# Prove that $\inf(A^{-1}) = \sup(A)^{-1}$

This is very similar to this question, whose answer I do not understand. I want to proved that for $$A \subseteq \mathbb{R}$$:

$$\inf(A^{-1}) = \sup(A)^{-1}$$

where $$A^{-1} = \{\frac{1}{a} \mid a \in A\}$$ and it is given that $$\sup(A) < 0$$.

Let $$i := \inf(A^{-1})$$, then we know:

\begin{align} &(1) \quad \forall a \in A: \frac{1}{a} \ge i \\ &(2) \quad \forall \epsilon > 0 \in \mathbb{R}: \exists a \in A: \frac{1}{a} < i + \epsilon \end{align}

from which it follows that:

\begin{align} &(1) \quad \forall a \in A: a \leq \frac{1}{i} \\ &(2) \quad \forall \epsilon > 0 \in \mathbb{R}: \exists a \in A: a > \frac{1}{i + \epsilon} \end{align}

Now if I could show that $$\frac{1}{i + \epsilon} \geq \frac{1}{i} - \epsilon$$ that would show that $$\sup(A) = \frac{1}{i}$$ and conclude the proof. But I don't know how to show that that's true.

Choose an arbitrary $$\epsilon > 0$$, then pick an $$a \in A$$ such that $$a > \sup(A) - \epsilon$$. Then we have:

$$\frac{1}{\sup(A) - \epsilon} > \frac{1}{a} \geq \inf(A^{-1})$$

and if we let $$\epsilon$$ go to zero we get:

$$\frac{1}{\sup(A)} \geq \inf(A^{-1})$$

but I don't know how to show that it also holds that:

$$\frac{1}{\sup(A)} \leq \inf(A^{-1})$$

because if repeat the procedure, picking an $$a$$, such that $$\frac{1}{a} < \inf(A^{-1}) + \epsilon$$ then I also get:

$$\frac{1}{\inf(A^{-1}) + \epsilon} < a \leq \sup{A}$$

i.e.

$$\frac{1}{\sup(A)} \geq \inf{A^{-1}}$$

again.

How can fix one or both of these approaches? And where do I actually need to use $$\sup(A) < 0$$? Is the equality not true for $$\sup(A) > 0$$?

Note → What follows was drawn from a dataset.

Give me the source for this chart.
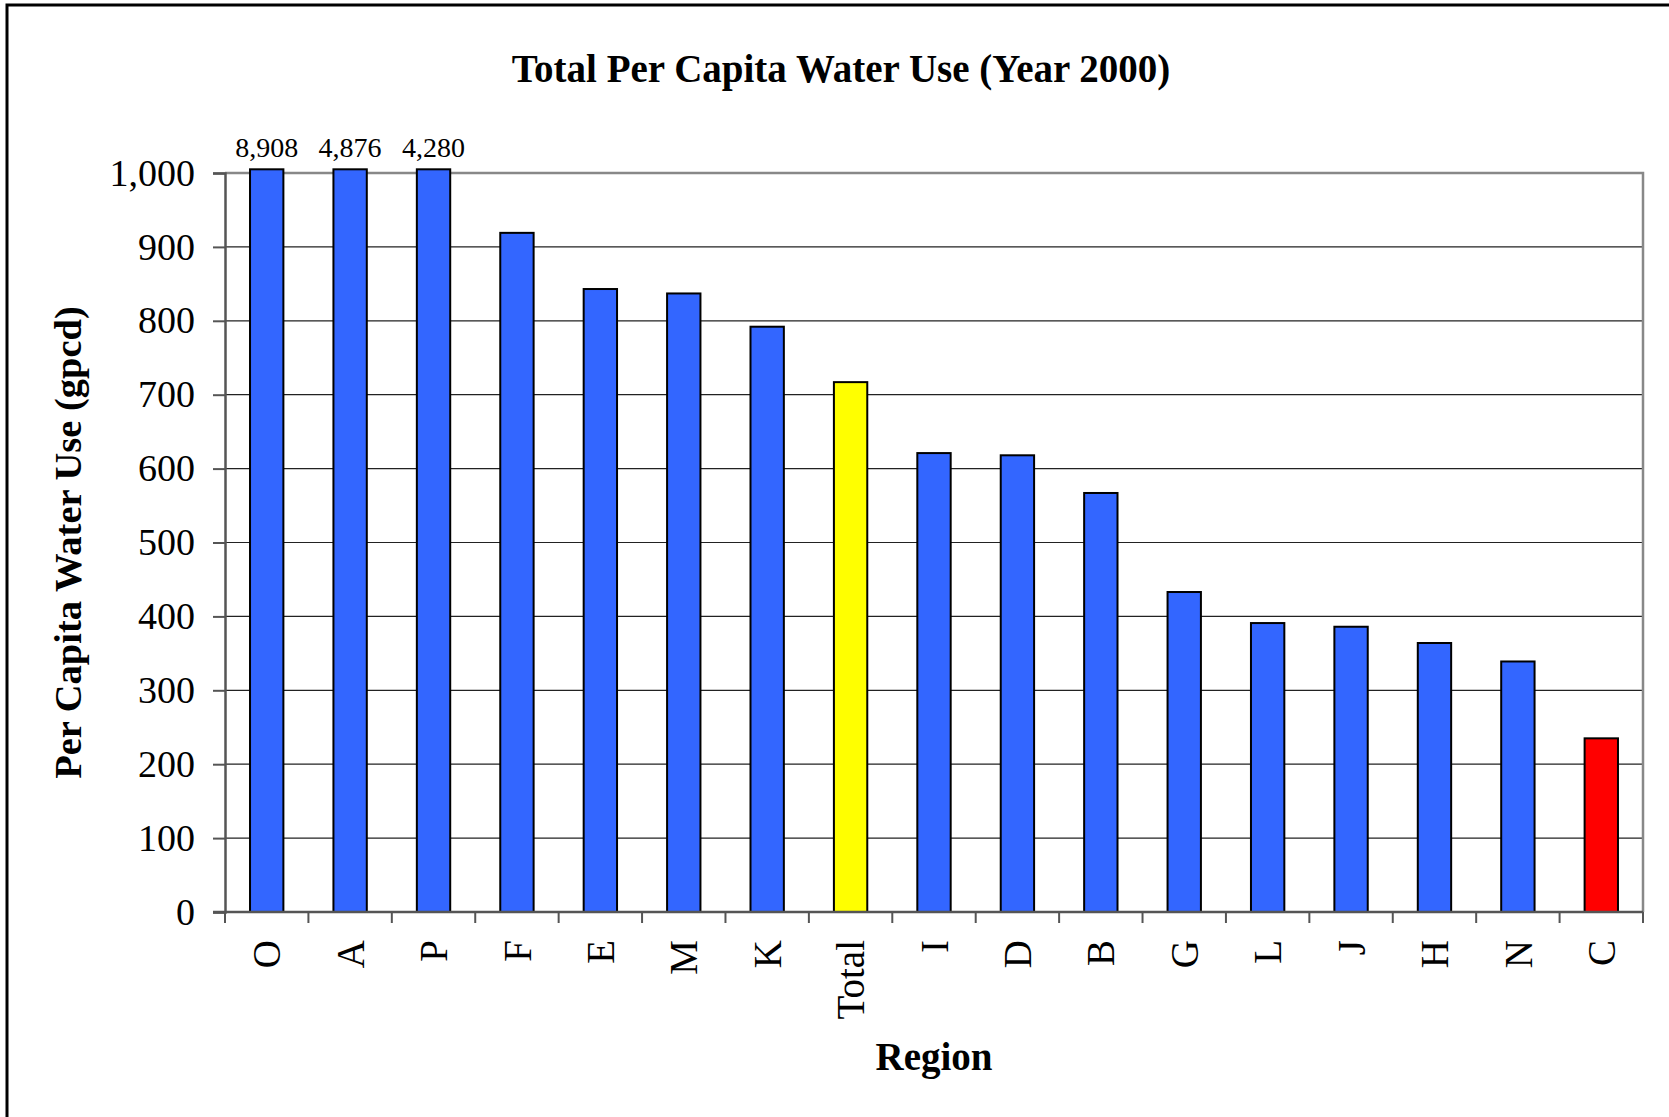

We know that for any $$a$$ in A, $$a \leq Sup(A)$$ Or $$\frac{1}{Sup(A)} \leq \frac{1}{a}$$
So $$Sup(A)^{-1}$$ is a lower bound to $$A^{-1}$$. Since $$Inf(A^{-1})$$ is greatest lower bound to $$A^{-1}$$ we must have $$Sup(A)^{-1} \leq Inf(A^{-1})$$.
Now similarly $$\frac{1}{Inf(A^{-1})}$$ is an upper bound to the set $$A$$, $$Sup(A)^{-1} \geq Inf(A^{-1})$$. So we have your equality.